Joe Zeno

No. 27, 29, 33, 31
- Positions: Guard, Tackle

Personal information
- Born: June 14, 1919 Brooklyn, New York, U.S.
- Died: January 8, 1992 (aged 72) Glendale, California, U.S.
- Listed height: 5 ft 10 in (1.78 m)
- Listed weight: 234 lb (106 kg)

Career information
- High school: Waltham (Waltham, Massachusetts)
- College: Holy Cross (1938-1941)
- NFL draft: 1942 (5th round, 36th overall pick)

Career history
- Washington Redskins (1942–1944); Boston Yanks (1946–1947);

Awards and highlights
- NFL champion (1942); Pro Bowl (1942);

Career NFL statistics
- Games played: 42
- Games started: 21
- Interceptions: 1
- Stats at Pro Football Reference

= Joe Zeno =

American football player (1919–1992)

Joseph H. Zeno (June 14, 1919 – January 8, 1992) was an American professional football guard in the National Football League (NFL) for the Washington Redskins and the Boston Yanks.

==Early life==
Zeno was born in Brooklyn, New York and played high school football at Waltham High School in Waltham, Massachusetts.

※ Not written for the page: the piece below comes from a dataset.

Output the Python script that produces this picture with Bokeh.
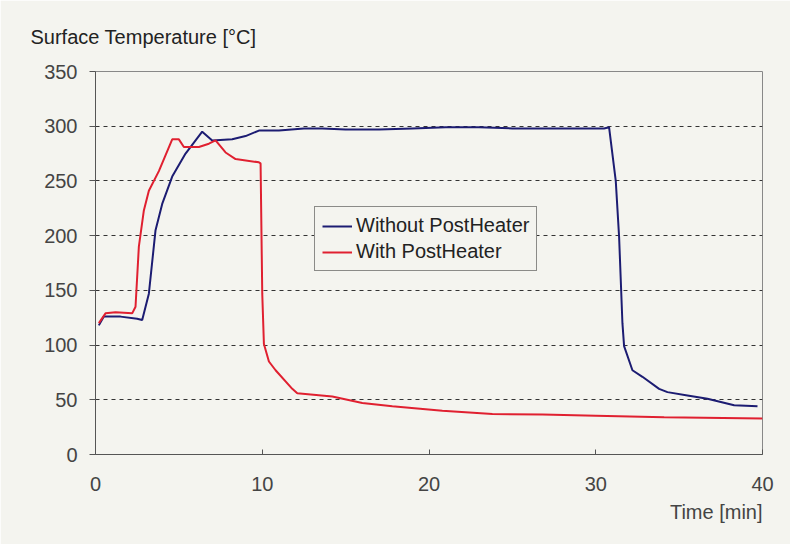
from bokeh.plotting import figure
from bokeh.models import Range1d, FixedTicker, Title, Legend, LegendItem
from bokeh.embed import file_html
from bokeh.resources import INLINE

# Data (time in minutes, surface temperature in °C)
blue_t = [0.2, 0.5, 1.5, 2.5, 2.8, 3.2, 3.6, 4.0, 4.6, 5.4, 6.4, 7.0, 8.2, 9.0, 9.8, 11.0,
          12.5, 13.6, 15, 17, 19, 21, 23, 25, 27, 29, 30.5, 30.8, 31.2, 31.4, 31.6, 31.7,
          32.2, 32.8, 33.8, 34.3, 35.5, 36.7, 38.3, 39.7]
blue_v = [118, 126, 126, 124, 123, 147, 205, 229, 254, 275, 295, 287, 288, 291, 296, 296,
          298, 298, 297, 297, 298, 299, 299, 298, 298, 298, 298, 299, 250, 199, 120, 99,
          77, 71, 60, 57, 54, 51, 45, 44]

red_t = [0.2, 0.6, 1.2, 2.2, 2.4, 2.6, 2.9, 3.2, 3.8, 4.6, 5.0, 5.3, 6.2, 6.8, 7.2, 7.8,
         8.4, 9.8, 9.9, 10.0, 10.1, 10.4, 10.8, 11.8, 12.1, 14.2, 16.0, 17.8, 20.8, 23.8,
         26.8, 30.0, 34.1, 40.0]
red_v = [120, 129, 130, 129, 135, 190, 223, 241, 259, 288, 288, 281, 281, 284, 287, 276,
         270, 267, 266, 147, 101, 85, 77, 60, 56, 53, 47, 44, 40, 37,
         36.5, 35.5, 34, 33]

x_ticks = [0, 10, 20, 30, 40]
y_ticks = [0, 50, 100, 150, 200, 250, 300, 350]
series_names = ["Without PostHeater", "With PostHeater"]

BG = "#f4f4ef"
FONT = "Liberation Sans"

p = figure(frame_width=667, frame_height=383, output_backend="svg", toolbar_location=None,
           x_range=Range1d(0, 40), y_range=Range1d(0, 350),
           min_border_left=95, min_border_right=28, min_border_top=70, min_border_bottom=90,
           background_fill_color=BG, border_fill_color=BG)

p.outline_line_color = "#888888"
p.outline_line_width = 1

# Axes
p.xaxis.ticker = FixedTicker(ticks=x_ticks)
p.yaxis.ticker = FixedTicker(ticks=y_ticks)
for ax in (p.xaxis, p.yaxis):
    ax.major_label_text_font = FONT
    ax.major_label_text_font_size = "20px"
    ax.major_label_text_color = "#444444"
    ax.axis_line_color = "#555555"
    ax.major_tick_line_color = "#555555"
    ax.minor_tick_line_color = None
p.xaxis.major_tick_in = 5
p.xaxis.major_tick_out = 0
p.xaxis.major_label_standoff = 22
p.yaxis.major_tick_in = 0
p.yaxis.major_tick_out = 6
p.yaxis.major_label_standoff = 12

# Grid
p.xgrid.grid_line_color = None
p.ygrid.grid_line_color = "#333333"
p.ygrid.grid_line_dash = "4 4"
p.ygrid.grid_line_width = 1

r1 = p.line(blue_t, blue_v, line_color="#1c1c72", line_width=2)
r2 = p.line(red_t, red_v, line_color="#e02030", line_width=2)

legend = Legend(items=[LegendItem(label=series_names[0], renderers=[r1]),
                       LegendItem(label=series_names[1], renderers=[r2])],
                location=(219, 183))
legend.label_text_font = FONT
legend.label_text_font_size = "20px"
legend.label_text_color = "#222222"
legend.border_line_color = "#222222"
legend.border_line_width = 1
legend.background_fill_color = BG
legend.background_fill_alpha = 1
legend.glyph_width = 30
legend.glyph_height = 22
legend.label_height = 22
legend.label_standoff = 4
legend.spacing = 3
legend.padding = 7
legend.margin = 0
p.add_layout(legend, "center")

t1 = Title(text="Surface Temperature [°C]", align="left", offset=-65, standoff=47,
           text_font=FONT, text_font_size="20px", text_font_style="normal",
           text_color="#222222")
p.add_layout(t1, "above")

t2 = Title(text="Time [min]", align="right", offset=0, standoff=10,
           text_font=FONT, text_font_size="20px", text_font_style="normal",
           text_color="#444444")
p.add_layout(t2, "below")

open("out.html", "w").write(file_html(p, INLINE))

He then went on to play college football at the College of the Holy Cross.

==Professional career==
Zeno was selected in the fifth round of the 1942 NFL draft by the Washington Redskins, where he played until 1944. During his tenure with the Redskins, he was named to the Pro Bowl in 1942 and won the 1942 NFL Championship Game. Zeno then took time off to serve in the United States Army during World War II. He then played for two more seasons with the Boston Yanks.

==Coaching career==
After retiring from the NFL, Zeno moved to California and became an assistant football coach at Arcadia High School for one season. He then was head coach of the Santa Paula High School football team for 15 years, retiring in 1974.

==Personal life==
Many members of Zeno's family were also football players. His sons, Larry and Joe, and his twin grandsons, Lance and Eric, are former UCLA Bruins football players. Lance Zeno would eventually play in the NFL with the Cleveland Browns and Green Bay Packers. Zeno died from complications of Parkinson's disease on January 8, 1992, at a hospital in Glendale, California.